For governments that mistrust US intentions, Barack Obama’s new restraints on nuclear weapons hold little comfort in a world where “pilots” wielding joysticks as far away as Colorado launch deadly missiles from drones flying 24/7 over Pakistan’s badlands.
Almost no government, not even allies like Britain, Germany and France, fully trust American intentions. Of course, nobody expects the US to use military force of any kind against friends and others that do not harm its citizens. But none doubt that the US will severely punish any country that allows its territory to be used for large scale terrorist strikes against the homeland.
Whatever Obama says at the forthcoming nuclear summits, few would trust that pushed to the wall a future US administration will never retaliate with limited-impact tactical nuclear weapons or similarly devastating conventional weapons.

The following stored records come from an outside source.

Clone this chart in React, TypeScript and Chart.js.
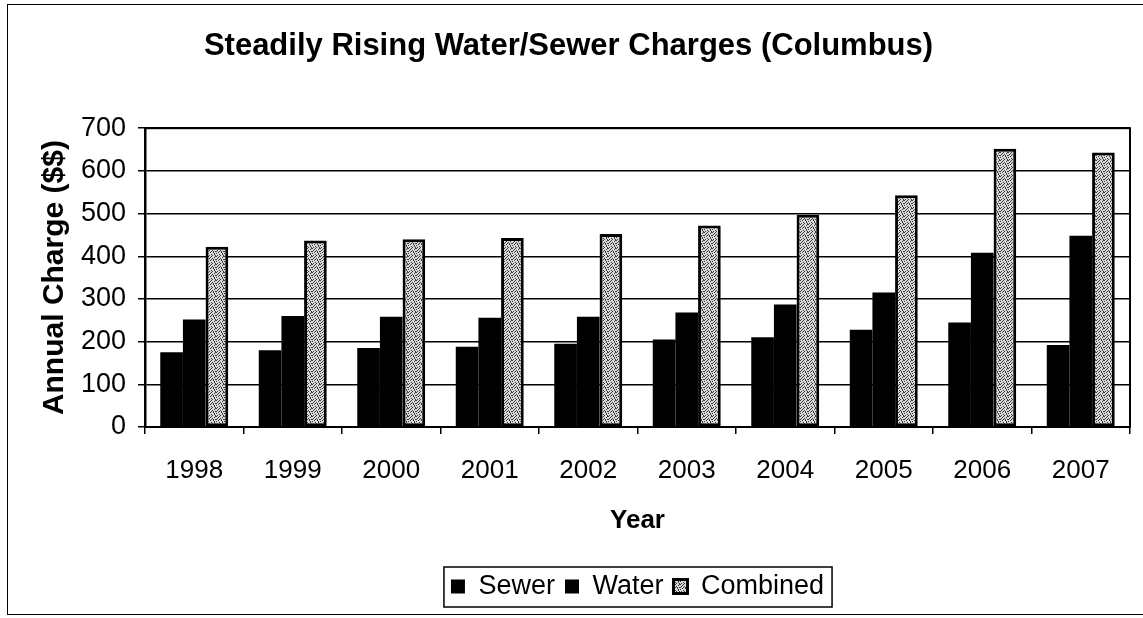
import React, { useEffect, useRef } from "react";
import { Chart, registerables } from "chart.js";

Chart.register(...registerables);

const years = ["1998", "1999", "2000", "2001", "2002", "2003", "2004", "2005", "2006", "2007"];
const sewer = [175, 180, 185, 188, 195, 205, 210, 228, 245, 192];
const water = [252, 260, 258, 256, 258, 268, 287, 315, 408, 448];
const combined = [422, 437, 440, 443, 452, 472, 497, 543, 652, 643];
const yTicks = [0, 100, 200, 300, 400, 500, 600, 700];

const FONT = "'Liberation Sans', Arial, Helvetica, sans-serif";

function makeSpeckle(): CanvasPattern | string {
  const c = document.createElement("canvas");
  c.width = 8;
  c.height = 8;
  const g = c.getContext("2d");
  if (!g) return "#b0b0b0";
  g.fillStyle = "#d8d8d8";
  g.fillRect(0, 0, 8, 8);
  g.fillStyle = "#3a3a3a";
  const dots = [
    [0, 0], [3, 0], [6, 1], [1, 2], [4, 2], [7, 3], [2, 4], [5, 4],
    [0, 5], [3, 6], [6, 6], [1, 7], [4, 7], [7, 0], [2, 1], [5, 3],
    [0, 3], [6, 5], [3, 3], [7, 7]
  ];
  dots.forEach(([x, y]) => g.fillRect(x, y, 1, 1));
  const p = g.createPattern(c, "repeat");
  return p || "#b0b0b0";
}

const frameAndLegendBox = {
  id: "frameAndLegendBox",
  afterDraw(chart: any) {
    const ctx = chart.ctx;
    const a = chart.chartArea;
    ctx.save();
    ctx.strokeStyle = "#000";
    ctx.lineWidth = 2;
    ctx.strokeRect(a.left, a.top, a.right - a.left, a.bottom - a.top);
    const lg = chart.legend;
    if (lg && lg.legendHitBoxes && lg.legendHitBoxes.length) {
      const hb = lg.legendHitBoxes;
      const l = Math.min(...hb.map((h: any) => h.left)) - 7;
      const r = Math.max(...hb.map((h: any) => h.left + h.width)) + 8;
      const t = Math.min(...hb.map((h: any) => h.top)) - 6;
      const b = Math.max(...hb.map((h: any) => h.top + h.height)) + 7;
      ctx.lineWidth = 1.5;
      ctx.strokeRect(l, t, r - l, b - t);
    }
    ctx.restore();
  },
};

export default function App() {
  const ref = useRef<HTMLCanvasElement>(null);
  useEffect(() => {
    if (!ref.current) return;
    const speckle = makeSpeckle();
    const chart = new Chart(ref.current, {
      type: "bar",
      data: {
        labels: years,
        datasets: [
          { label: "Sewer", data: sewer, backgroundColor: "#000", borderColor: "#000", borderWidth: 0 },
          { label: "Water", data: water, backgroundColor: "#000", borderColor: "#000", borderWidth: 0 },
          {
            label: "Combined",
            data: combined,
            backgroundColor: speckle as any,
            borderColor: "#000",
            borderWidth: 3,
            borderSkipped: false,
          },
        ],
      },
      options: {
        animation: false,
        responsive: false,
        devicePixelRatio: 1,
        layout: { padding: { top: 0, left: 7, right: 13, bottom: 8 } },
        datasets: { bar: { barPercentage: 1, categoryPercentage: 0.69 } },
        plugins: {
          title: {
            display: true,
            text: "Steadily Rising Water/Sewer Charges (Columbus)",
            color: "#000",
            font: { family: FONT, size: 31, weight: "bold" },
            padding: { top: 28, bottom: 63 },
          },
          legend: {
            display: true,
            position: "bottom",
            fullSize: false,
            labels: {
              color: "#000",
              font: { family: FONT, size: 27 },
              boxWidth: 14,
              boxHeight: 14,
              padding: 10,
            },
          },
          tooltip: { enabled: false },
        },
        scales: {
          x: {
            type: "category",
            offset: true,
            afterFit(scale: any) {
              scale.height = 136;
            },
            grid: {
              display: true,
              offset: true,
              drawOnChartArea: false,
              drawTicks: true,
              tickLength: 7,
              color: "#000",
              lineWidth: 1.5,
            },
            border: { display: true, color: "#000", width: 2 },
            ticks: { color: "#000", font: { family: FONT, size: 26 }, padding: 21, maxRotation: 0 },
            title: {
              display: true,
              text: "Year",
              color: "#000",
              font: { family: FONT, size: 26, weight: "bold" },
              padding: { top: 8, bottom: 27 },
            },
          },
          y: {
            min: 0,
            max: 700,
            afterBuildTicks(scale: any) {
              scale.ticks = yTicks.map((v) => ({ value: v }));
            },
            afterFit(scale: any) {
              scale.width = 138;
            },
            grid: {
              display: true,
              drawTicks: true,
              tickLength: 7,
              color: "#000",
              lineWidth: 1.5,
            },
            border: { display: true, color: "#000", width: 2.5 },
            ticks: { color: "#000", font: { family: FONT, size: 27 }, padding: 12 },
            title: {
              display: true,
              text: "Annual Charge ($$)",
              color: "#000",
              font: { family: FONT, size: 30, weight: "bold" },
              padding: { top: 30, bottom: 0 },
            },
          },
        },
      },
      plugins: [frameAndLegendBox],
    });
    return () => chart.destroy();
  }, []);

  return (
    <div style={{ position: "absolute", left: 0, top: 0, width: 1143, height: 618, background: "#fff" }}>
      <div
        style={{
          position: "absolute",
          left: 7,
          top: 4,
          width: 1150,
          height: 611,
          border: "1.5px solid #000",
          boxSizing: "border-box",
          pointerEvents: "none",
        }}
      />
      <canvas ref={ref} width={1143} height={618} style={{ position: "absolute", left: 0, top: 0 }} />
    </div>
  );
}
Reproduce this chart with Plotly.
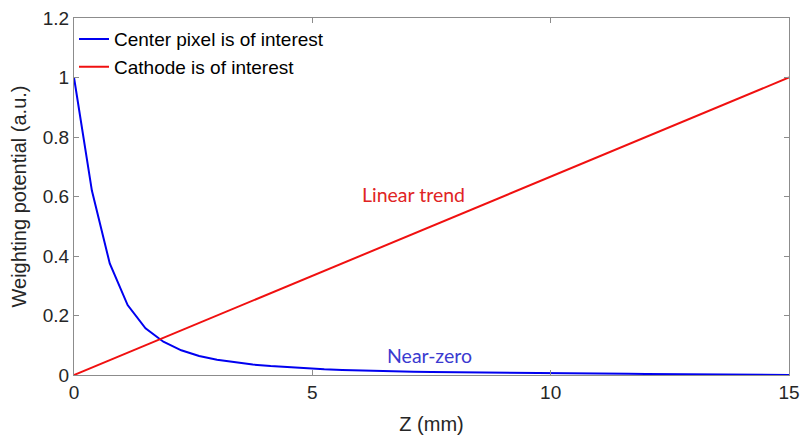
import numpy as np
import plotly.graph_objects as go

# Depth samples (mm) along the detector thickness
z_mm = [i * 0.375 for i in range(41)]

# Weighting potential when the center pixel is the collecting electrode
center_pixel = [1.000, 0.620, 0.375, 0.235, 0.157, 0.112, 0.083, 0.064, 0.051, 0.042,
                0.035, 0.030, 0.026, 0.022, 0.019, 0.017, 0.015, 0.0135, 0.012, 0.011,
                0.010, 0.0092, 0.0085, 0.0078, 0.0072, 0.0066, 0.0061, 0.0056, 0.0051, 0.0047,
                0.0043, 0.0039, 0.0035, 0.0031, 0.0027, 0.0023, 0.0019, 0.0015, 0.0011, 0.0006,
                0.0001]

# Weighting potential when the planar cathode is the collecting electrode
cathode_z = [0, 15]
cathode = [0.0, 1.0]

x_ticks = [0, 5, 10, 15]
y_ticks = [0, 0.2, 0.4, 0.6, 0.8, 1.0, 1.2]

axis_color = "#8c8c8c"
tick_font = dict(family="Arial, Liberation Sans, sans-serif", size=19, color="#262626")

fig = go.Figure()
fig.add_trace(go.Scatter(x=z_mm, y=center_pixel, mode="lines",
                         name="Center pixel is of interest",
                         line=dict(color="#0000f0", width=2)))
fig.add_trace(go.Scatter(x=cathode_z, y=cathode, mode="lines",
                         name="Cathode is of interest",
                         line=dict(color="#f01010", width=2)))

fig.add_annotation(x=7.12, y=0.608, text="Linear trend", showarrow=False,
                   font=dict(family="Lato, sans-serif", size=19.5, color="#e02424"))
fig.add_annotation(x=7.46, y=0.065, text="Near-zero", showarrow=False,
                   font=dict(family="Lato, sans-serif", size=19.5, color="#3a3ad0"))

fig.update_layout(
    width=804, height=441,
    margin=dict(l=74, r=15, t=18, b=66),
    paper_bgcolor="white", plot_bgcolor="white",
    font=tick_font,
    showlegend=True,
    legend=dict(x=0.0, y=0.994, xanchor="left", yanchor="top",
                bgcolor="rgba(255,255,255,0)", borderwidth=0,
                font=dict(family="Arial, Liberation Sans, sans-serif", size=19, color="#000000"),
                itemwidth=30, tracegroupgap=0),
    xaxis=dict(range=[0, 15], tickvals=x_ticks, showline=True, linecolor=axis_color,
               linewidth=1, mirror="ticks", ticks="inside", ticklen=5,
               tickcolor=axis_color, showgrid=False, zeroline=False, automargin=False,
               title=dict(text="Z (mm)", font=dict(size=20, color="#262626"), standoff=15),
               tickfont=tick_font),
    yaxis=dict(range=[0, 1.2], tickvals=y_ticks, showline=True, linecolor=axis_color,
               linewidth=1, mirror="ticks", ticks="inside", ticklen=5,
               tickcolor=axis_color, showgrid=False, zeroline=False, automargin=False,
               title=dict(text="Weighting potential (a.u.)", font=dict(size=20, color="#262626"),
                          standoff=10),
               tickfont=tick_font),
)

fig.write_html("out.html")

Obama touches everyone’s heart when he talks of trying to achieve a nuclear weapons-free world or one where nuclear weapons are obsolete. But few brains accept that this ideal can ever be reality, given the overwhelming quantity of conventional arms and weapons of mass destruction already in American hands.
Obama’s pleasing words look like a velvet glove over very harsh steel fists when seen in combination with America’s global military reach, so convincingly demonstrated over the past 20 years in Iraq, Afghanistan and elsewhere. Today the US military is present in all world regions complete with bases, materiel and command and control hubs.

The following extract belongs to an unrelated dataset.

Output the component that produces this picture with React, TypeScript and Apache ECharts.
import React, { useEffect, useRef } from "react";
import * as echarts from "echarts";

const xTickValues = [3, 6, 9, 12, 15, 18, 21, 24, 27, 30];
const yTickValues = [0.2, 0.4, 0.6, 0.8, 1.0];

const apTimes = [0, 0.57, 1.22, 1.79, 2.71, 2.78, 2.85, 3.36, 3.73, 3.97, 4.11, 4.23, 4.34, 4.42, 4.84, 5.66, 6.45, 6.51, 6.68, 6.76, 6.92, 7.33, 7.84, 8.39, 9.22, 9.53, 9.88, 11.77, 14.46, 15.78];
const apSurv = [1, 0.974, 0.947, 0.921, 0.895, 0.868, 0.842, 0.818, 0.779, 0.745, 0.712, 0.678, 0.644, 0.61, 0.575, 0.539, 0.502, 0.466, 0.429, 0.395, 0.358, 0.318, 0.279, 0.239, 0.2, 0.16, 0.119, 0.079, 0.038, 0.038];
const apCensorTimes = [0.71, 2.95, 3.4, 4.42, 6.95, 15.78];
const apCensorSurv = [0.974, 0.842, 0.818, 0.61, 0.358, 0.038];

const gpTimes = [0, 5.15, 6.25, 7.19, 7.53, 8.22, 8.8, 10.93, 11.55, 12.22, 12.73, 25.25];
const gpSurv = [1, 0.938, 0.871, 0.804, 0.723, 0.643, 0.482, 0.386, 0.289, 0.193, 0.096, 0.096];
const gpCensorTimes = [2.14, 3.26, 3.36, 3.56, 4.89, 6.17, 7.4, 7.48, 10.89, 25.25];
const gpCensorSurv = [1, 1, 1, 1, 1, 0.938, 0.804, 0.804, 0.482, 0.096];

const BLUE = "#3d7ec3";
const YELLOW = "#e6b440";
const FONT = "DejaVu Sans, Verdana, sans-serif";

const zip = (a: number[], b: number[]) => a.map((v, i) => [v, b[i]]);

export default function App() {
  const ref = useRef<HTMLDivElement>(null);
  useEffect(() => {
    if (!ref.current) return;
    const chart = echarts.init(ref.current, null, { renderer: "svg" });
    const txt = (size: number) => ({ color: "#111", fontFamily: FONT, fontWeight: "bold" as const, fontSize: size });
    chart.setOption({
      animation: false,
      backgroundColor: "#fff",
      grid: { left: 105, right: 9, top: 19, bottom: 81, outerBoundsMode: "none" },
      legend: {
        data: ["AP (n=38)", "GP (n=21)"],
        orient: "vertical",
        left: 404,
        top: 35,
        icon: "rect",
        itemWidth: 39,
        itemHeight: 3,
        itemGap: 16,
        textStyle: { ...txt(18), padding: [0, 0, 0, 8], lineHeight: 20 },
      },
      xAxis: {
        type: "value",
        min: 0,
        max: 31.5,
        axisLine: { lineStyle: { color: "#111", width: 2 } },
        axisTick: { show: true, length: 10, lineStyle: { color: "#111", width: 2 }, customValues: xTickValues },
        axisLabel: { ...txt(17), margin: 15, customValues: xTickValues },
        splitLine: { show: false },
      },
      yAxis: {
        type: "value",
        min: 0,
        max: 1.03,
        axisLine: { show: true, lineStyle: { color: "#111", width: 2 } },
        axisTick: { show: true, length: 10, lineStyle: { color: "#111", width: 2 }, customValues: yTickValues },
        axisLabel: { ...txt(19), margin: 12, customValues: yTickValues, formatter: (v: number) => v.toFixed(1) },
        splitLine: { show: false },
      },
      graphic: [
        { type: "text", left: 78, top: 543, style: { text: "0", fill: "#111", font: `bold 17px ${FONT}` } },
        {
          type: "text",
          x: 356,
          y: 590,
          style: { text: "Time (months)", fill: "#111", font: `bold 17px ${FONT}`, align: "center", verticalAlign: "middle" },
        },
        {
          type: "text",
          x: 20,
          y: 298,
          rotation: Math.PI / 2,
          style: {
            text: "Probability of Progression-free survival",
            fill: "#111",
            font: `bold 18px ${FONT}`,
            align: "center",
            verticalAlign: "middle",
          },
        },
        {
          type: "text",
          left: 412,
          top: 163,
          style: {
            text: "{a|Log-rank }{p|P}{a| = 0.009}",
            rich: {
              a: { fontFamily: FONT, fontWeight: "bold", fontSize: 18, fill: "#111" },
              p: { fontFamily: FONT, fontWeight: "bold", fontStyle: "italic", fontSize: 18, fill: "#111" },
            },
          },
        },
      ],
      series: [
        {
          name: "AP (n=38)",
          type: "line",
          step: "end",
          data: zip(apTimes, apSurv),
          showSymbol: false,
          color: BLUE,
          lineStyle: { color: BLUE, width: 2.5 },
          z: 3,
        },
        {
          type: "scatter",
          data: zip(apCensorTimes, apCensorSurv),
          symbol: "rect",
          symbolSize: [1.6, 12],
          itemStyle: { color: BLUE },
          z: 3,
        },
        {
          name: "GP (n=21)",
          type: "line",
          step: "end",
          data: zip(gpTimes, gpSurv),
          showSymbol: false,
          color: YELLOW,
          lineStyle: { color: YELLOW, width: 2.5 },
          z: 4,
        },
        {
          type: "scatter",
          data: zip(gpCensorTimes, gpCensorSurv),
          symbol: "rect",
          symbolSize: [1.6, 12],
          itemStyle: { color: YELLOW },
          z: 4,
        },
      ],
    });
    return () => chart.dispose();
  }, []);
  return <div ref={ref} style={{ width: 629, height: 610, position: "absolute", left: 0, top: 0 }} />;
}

North Korea and Iran are the current outliers. They may succumb to diplomacy and US military intimidation but others will surely take their place 20 years from now. The major international meetings on nuclear security that Obama is sponsoring in April and May are billed as conclaves to work together to increase safety for all of us. But world leaders, especially from countries formerly dominated by Western powers, are no longer as weak as in the past. They will attend those meetings but their goal will be to advance their own national security.

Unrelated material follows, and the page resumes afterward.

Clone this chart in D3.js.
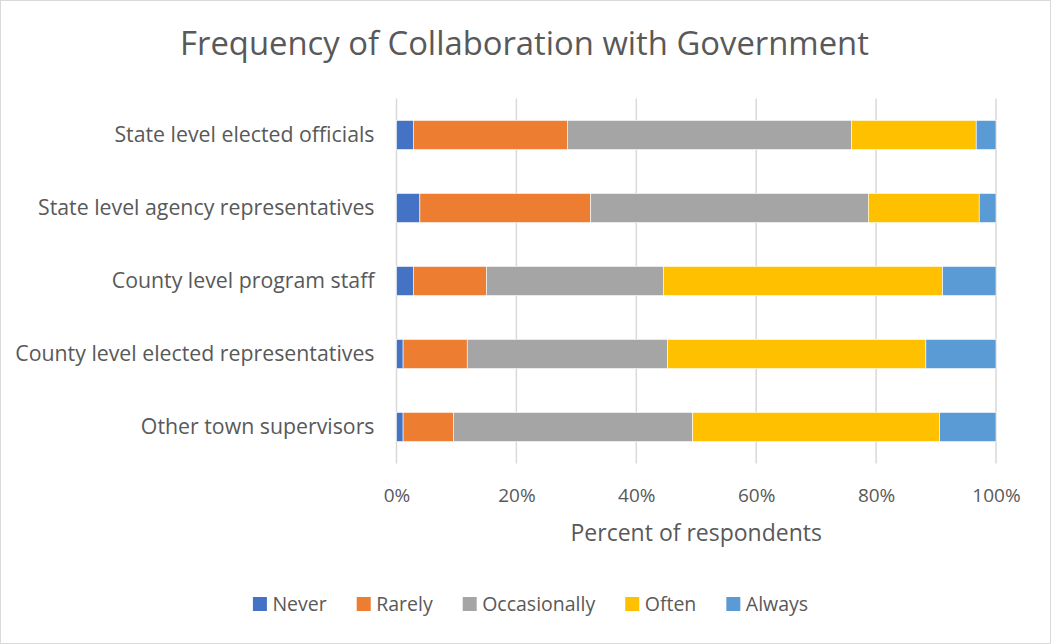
<!DOCTYPE html>
<html>
<head>
<meta charset="utf-8">
<script src="https://cdn.jsdelivr.net/npm/d3@7"></script>
<style>
  html, body { margin: 0; padding: 0; background: #fff; }
  svg { display: block; }
  text { font-family: "Open Sans", "Noto Sans", sans-serif; fill: #595959; }
</style>
</head>
<body>
<svg id="chart" width="1051" height="644"></svg>
<script>
// Respondent groups, top to bottom
const categories = [
  "State level elected officials",
  "State level agency representatives",
  "County level program staff",
  "County level elected representatives",
  "Other town supervisors"
];

// Response levels, stacked left to right
const seriesNames = ["Never", "Rarely", "Occasionally", "Often", "Always"];

// Percent of respondents per group for each response level
const never        = [2.8, 3.9, 2.8, 1.1, 1.1];
const rarely       = [25.7, 28.5, 12.2, 10.7, 8.4];
const occasionally = [47.4, 46.3, 29.5, 33.4, 39.9];
const often        = [20.8, 18.5, 46.6, 43.1, 41.2];
const always       = [3.3, 2.8, 8.9, 11.7, 9.4];

const xTicks = [0, 20, 40, 60, 80, 100];
const seriesColors = ["#4472C4", "#ED7D31", "#A5A5A5", "#FFC000", "#5B9BD5"];

const W = 1051, H = 644;
const margin = { top: 98.5, right: 55, bottom: 180.5, left: 396.5 };
const innerW = W - margin.left - margin.right;
const innerH = H - margin.top - margin.bottom;

const svg = d3.select("#chart");

// outer chart border
svg.append("rect")
  .attr("x", 0.5).attr("y", 0.5)
  .attr("width", W - 1).attr("height", H - 1)
  .attr("fill", "#fff").attr("stroke", "#d9d9d9");

// title
svg.append("text")
  .attr("x", W / 2 - 1).attr("y", 55)
  .attr("text-anchor", "middle")
  .style("font-size", "32.8px")
  .text("Frequency of Collaboration with Government");

const g = svg.append("g").attr("transform", `translate(${margin.left},${margin.top})`);

const x = d3.scaleLinear().domain([0, 100]).range([0, innerW]);
const y = d3.scaleBand().domain(categories).range([0, innerH]).paddingInner(0.6).paddingOuter(0.3);

// vertical gridlines
g.append("g")
  .selectAll("line")
  .data(xTicks)
  .join("line")
  .attr("x1", d => x(d)).attr("x2", d => x(d))
  .attr("y1", 0).attr("y2", innerH)
  .attr("stroke", "#d9d9d9").attr("stroke-width", 1.5);

// stacked data rows
const rows = categories.map((c, i) => ({
  category: c,
  Never: never[i],
  Rarely: rarely[i],
  Occasionally: occasionally[i],
  Often: often[i],
  Always: always[i]
}));

const stacked = d3.stack().keys(seriesNames)(rows);

g.append("g")
  .selectAll("g")
  .data(stacked)
  .join("g")
  .attr("fill", (d, i) => seriesColors[i])
  .selectAll("rect")
  .data(d => d)
  .join("rect")
  .attr("x", d => x(d[0]))
  .attr("y", d => y(d.data.category))
  .attr("width", d => x(d[1]) - x(d[0]))
  .attr("height", y.bandwidth())
  .attr("stroke", "#ffffff")
  .attr("stroke-width", 0.6);

// x axis tick labels
const xAxis = g.append("g")
  .attr("transform", `translate(0,${innerH})`)
  .call(d3.axisBottom(x).tickValues(xTicks).tickFormat(d => d + "%").tickSize(0).tickPadding(25));
xAxis.select(".domain").remove();
xAxis.selectAll("text").style("font-size", "19px").attr("fill", "#595959");

// y axis category labels
const yAxis = g.append("g")
  .call(d3.axisLeft(y).tickSize(0).tickPadding(22));
yAxis.select(".domain").remove();
yAxis.selectAll("text").style("font-size", "21.3px").attr("fill", "#595959");

// x axis title
g.append("text")
  .attr("x", innerW / 2).attr("y", innerH + 77.5)
  .attr("text-anchor", "middle")
  .style("font-size", "23px")
  .text("Percent of respondents");

// legend, laid out from measured label widths and centred on the chart
const legend = svg.append("g").attr("transform", `translate(0,604)`);
const sq = 14, textGap = 5.5, itemGap = 30;
const items = legend.selectAll("g").data(seriesNames).join("g");
items.append("rect")
  .attr("x", 0).attr("y", -sq / 2)
  .attr("width", sq).attr("height", sq)
  .attr("fill", (d, i) => seriesColors[i]);
items.append("text")
  .attr("x", sq + textGap).attr("y", 0)
  .attr("dy", "0.35em")
  .style("font-size", "19.5px")
  .text(d => d);
let cursor = 0;
const offsets = [];
items.each(function () {
  offsets.push(cursor);
  cursor += sq + textGap + this.querySelector("text").getComputedTextLength() + itemGap;
});
const totalW = cursor - itemGap;
const startX = (W - totalW) / 2 + 5;
items.attr("transform", (d, i) => `translate(${startX + offsets[i]},0)`);
</script>
</body>
</html>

No government wants a rain of American bombs on its citizens because terrorists used its territory to train for attacks on the US homeland, whether or not using dirty nuclear or chemical weapons. So the issue for most foreign governments outside the American NATO alliance is ensuring enough deterrence against US military actions on its sovereign territory. The probability may be tiny but insurance policies are for such unlikely happenings.
Obama’s declaration of a limited first strike strategy, or even a no first strike doctrine, will not sufficiently reassure other nations. Only the complete and verifiable abandonment of nuclear weapons by America and other nuclear powers might provide that reassurance. But that is impossible because nobody expects the US to give up its nuclear arsenal entirely. Even if it dismantles all current weapons the ability to build new ones within days will remain.
Countries that do not like America’s ideology of human rights and democracy, which are many for the moment, will continue to feel unsafe. Those who can build nuclear deterrents will continue covertly and others will do whatever else is within their capabilities. Unless, of course, the US can convincingly become every nation’s long-lasting friend. That is as impractical as a nuclear weapons-free world.
Whatever the diplomatic rhetoric during the next few weeks, everybody knows that Obama’s top priority is to keep the American people safe. All leaders have similar priorities to keep their own people safe. Everyone knows that Obama’s successors might not be such thoughtful guys. So, few are likely to stop accumulating whatever they see as the right means of deterring US military power.
Some like Iran and North Korea are developing sufficient small nuclear weapons and short to medium range missiles to severely harm a nearby US ally. America’s revenge might bring obliteration but the likelihood of a US ally being annihilated might deter the US from rattling sabers in the first place.
In current circumstances, Obama’s nuclear diplomacy might bring some temporary image-building benefits for him but is unlikely to do much for the ideal of global nuclear disarmament.